Aim of the task — Below are the records. Retype, exactly, the lines from the first through the line with "from matplotlib.patches import PathPatch", and leave out the pictures.

Rows from a dataset of charts and code:
┌──

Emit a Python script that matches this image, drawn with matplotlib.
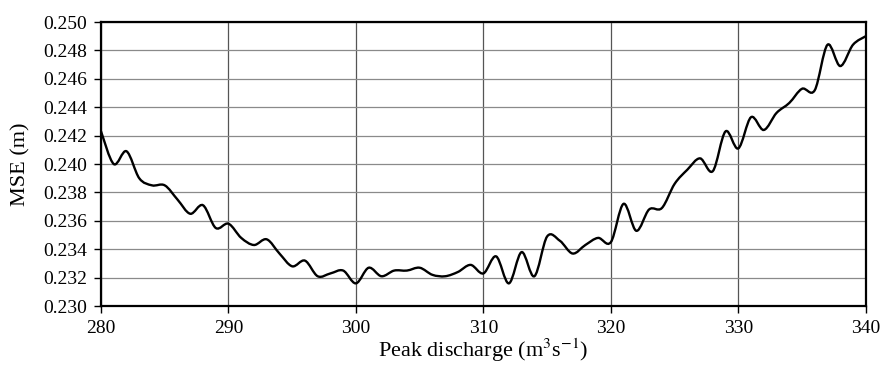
import numpy as np
import matplotlib
matplotlib.use('Agg')
import matplotlib.pyplot as plt
from matplotlib.path import Path
from matplotlib.patches import PathPatch

plt.rcParams['font.family'] = ['Liberation Serif', 'DejaVu Serif']
plt.rcParams['mathtext.fontset'] = 'stix'

# peak discharge (m3/s) and mean squared error (m)
discharge = list(range(280, 341))
mse = [
    0.2423, 0.2400, 0.2409, 0.2390, 0.2385, 0.2385, 0.2375, 0.2365, 0.2371, 0.2355,
    0.2358, 0.2348, 0.2343, 0.2347, 0.2337, 0.2328, 0.2332, 0.2321, 0.2323, 0.2325,
    0.2316, 0.2327, 0.2321, 0.2325, 0.2325, 0.2327, 0.2322, 0.2321, 0.2324, 0.2329,
    0.2323, 0.2335, 0.2316, 0.2338, 0.2321, 0.2349, 0.2346, 0.2337, 0.2343, 0.2348,
    0.2345, 0.2372, 0.2353, 0.2368, 0.2369, 0.2386, 0.2396, 0.2404, 0.2395, 0.2423,
    0.2411, 0.2433, 0.2424, 0.2436, 0.2443, 0.2453, 0.2452, 0.2484, 0.2469, 0.2484,
    0.2490,
]
x_ticks = [280, 290, 300, 310, 320, 330, 340]
y_ticks = [0.230, 0.232, 0.234, 0.236, 0.238, 0.240, 0.242, 0.244, 0.246, 0.248, 0.250]


def smooth_path(xs, ys):
    # Excel-style smoothed line: Catmull-Rom segments as cubic Beziers
    pts = np.column_stack([xs, ys]).astype(float)
    verts = [pts[0]]
    codes = [Path.MOVETO]
    n = len(pts)
    for i in range(n - 1):
        p0 = pts[max(i - 1, 0)]
        p1 = pts[i]
        p2 = pts[i + 1]
        p3 = pts[min(i + 2, n - 1)]
        c1 = p1 + (p2 - p0) / 6.0
        c2 = p2 - (p3 - p1) / 6.0
        verts += [c1, c2, p2]
        codes += [Path.CURVE4] * 3
    return Path(verts, codes)


fig = plt.figure(figsize=(8.8, 3.67), dpi=100)
ax = fig.add_axes([0.1148, 0.166, 0.869, 0.774])

ax.add_patch(PathPatch(smooth_path(discharge, mse), facecolor='none',
                       edgecolor='black', lw=1.7, zorder=3))

ax.set_xlim(280, 340)
ax.set_ylim(0.230, 0.250)
ax.set_xticks(x_ticks)
ax.set_yticks(y_ticks)
ax.set_yticklabels([f'{v:.3f}' for v in y_ticks])
ax.tick_params(labelsize=14, length=5, width=1, direction='out', colors='black')
ax.tick_params(axis='x', pad=5)
ax.tick_params(axis='y', pad=5)
ax.xaxis.grid(True, color='#555555', lw=0.9)
ax.yaxis.grid(True, color='#8a8a8a', lw=0.9)
ax.set_axisbelow(True)
for s in ax.spines.values():
    s.set_linewidth(1.6)
    s.set_color('black')

ax.set_xlabel(r'Peak discharge (m$^3$s$^{-1}$)', fontsize=16, labelpad=0)
ax.set_ylabel('MSE (m)', fontsize=16, labelpad=9)

fig.savefig('out.png', dpi=100)
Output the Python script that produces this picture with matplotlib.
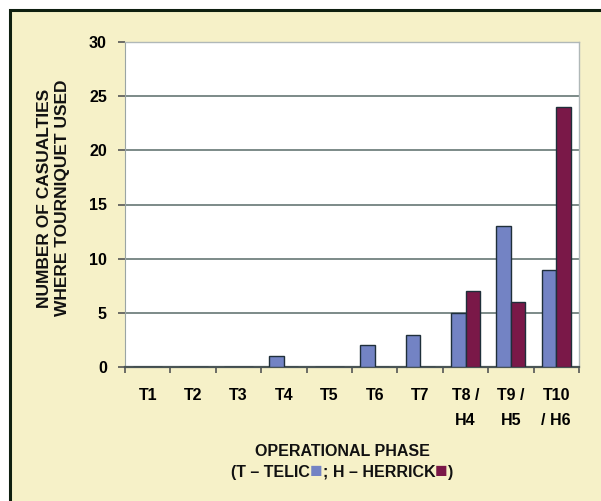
import numpy as np
import matplotlib.pyplot as plt
from matplotlib.patches import Rectangle
from matplotlib.offsetbox import TextArea, HPacker, AnchoredOffsetbox

phases = ["T1", "T2", "T3", "T4", "T5", "T6", "T7", "T8 /\nH4", "T9 /\nH5", "T10\n/ H6"]
telic = [0, 0, 0, 1, 0, 2, 3, 5, 13, 9]
herrick = [0, 0, 0, 0, 0, 0, 0, 7, 6, 24]
y_ticks = [0, 5, 10, 15, 20, 25, 30]

TELIC_COLOR = "#7383C4"
HERRICK_COLOR = "#7A1848"
EDGE = "#1F2F3A"
PANEL = "#F6F1C8"

plt.rcParams["font.family"] = ["Liberation Sans", "DejaVu Sans"]
plt.rcParams["font.weight"] = "bold"

fig = plt.figure(figsize=(6.01, 5.01), dpi=100)
fig.patch.set_facecolor("white")

# pale yellow panel with dark frame
fig.patches.append(Rectangle((10 / 601, -0.01), 1.0, 1.01 - 10 / 501, transform=fig.transFigure,
                             facecolor=PANEL, edgecolor="#0F1F10", linewidth=2.2, zorder=-1))

ax = fig.add_axes([125 / 601, 1 - 367 / 501, (579 - 125) / 601, (367 - 42) / 501])
ax.set_facecolor("white")

x = np.arange(len(phases))
w = 0.32
ax.bar(x - w / 2, telic, w, color=TELIC_COLOR, edgecolor=EDGE, linewidth=1.0, zorder=3)
ax.bar(x + w / 2, herrick, w, color=HERRICK_COLOR, edgecolor=EDGE, linewidth=1.0, zorder=3)

ax.set_xlim(-0.5, len(phases) - 0.5)
ax.set_ylim(0, 30)
ax.set_yticks(y_ticks)
ax.set_yticklabels([str(v) for v in y_ticks], fontsize=11.5, fontweight="bold")
ax.yaxis.grid(True, color="#7C8A88", linewidth=1.4)
ax.set_axisbelow(True)

ax.set_xticks(x)
ax.set_xticklabels(phases, fontsize=11.5, fontweight="bold", linespacing=1.85, va="top")
ax.set_xticks(np.arange(len(phases) + 1) - 0.5, minor=True)
ax.tick_params(axis="x", which="major", length=0, pad=15)
ax.tick_params(axis="x", which="minor", length=4, width=1.2, color="#555555")
ax.tick_params(axis="y", length=5, width=1.2, color="#555555", pad=8)

for side in ["top", "right"]:
    ax.spines[side].set_color("#B0B8B8")
    ax.spines[side].set_linewidth(1.0)
ax.spines["left"].set_color("#9AA5A5")
ax.spines["bottom"].set_color("#4A5555")
ax.spines["bottom"].set_linewidth(1.6)

fig.text(54 / 601, 1 - 198 / 501, "NUMBER OF CASUALTIES\nWHERE TOURNIQUET USED",
         rotation=90, ha="center", va="center", fontsize=12.5, fontweight="bold",
         linespacing=1.25, color="#111111")

fig.text(342 / 601, 1 - 451 / 501, "OPERATIONAL PHASE", ha="center", va="center",
         fontsize=11.5, fontweight="bold", color="#111111")

tp = dict(fontsize=11.5, fontweight="bold", color="#111111")
parts = [
    TextArea("(T – TELIC", textprops=tp),
    TextArea("■", textprops=dict(fontsize=15, color=TELIC_COLOR)),
    TextArea("; H – HERRICK", textprops=tp),
    TextArea("■", textprops=dict(fontsize=15, color=HERRICK_COLOR)),
    TextArea(")", textprops=tp),
]
box = HPacker(children=parts, align="center", pad=0, sep=0)
anch = AnchoredOffsetbox(loc="center", child=box, frameon=False,
                         bbox_to_anchor=(342 / 601, 1 - 472 / 501),
                         bbox_transform=fig.transFigure, borderpad=0, pad=0)
fig.add_artist(anch)

fig.savefig("out.png", dpi=100, facecolor=fig.get_facecolor())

└──

Final answer —
Emit a Python script that matches this image, drawn with matplotlib.
import numpy as np
import matplotlib
matplotlib.use('Agg')
import matplotlib.pyplot as plt
from matplotlib.path import Path
from matplotlib.patches import PathPatch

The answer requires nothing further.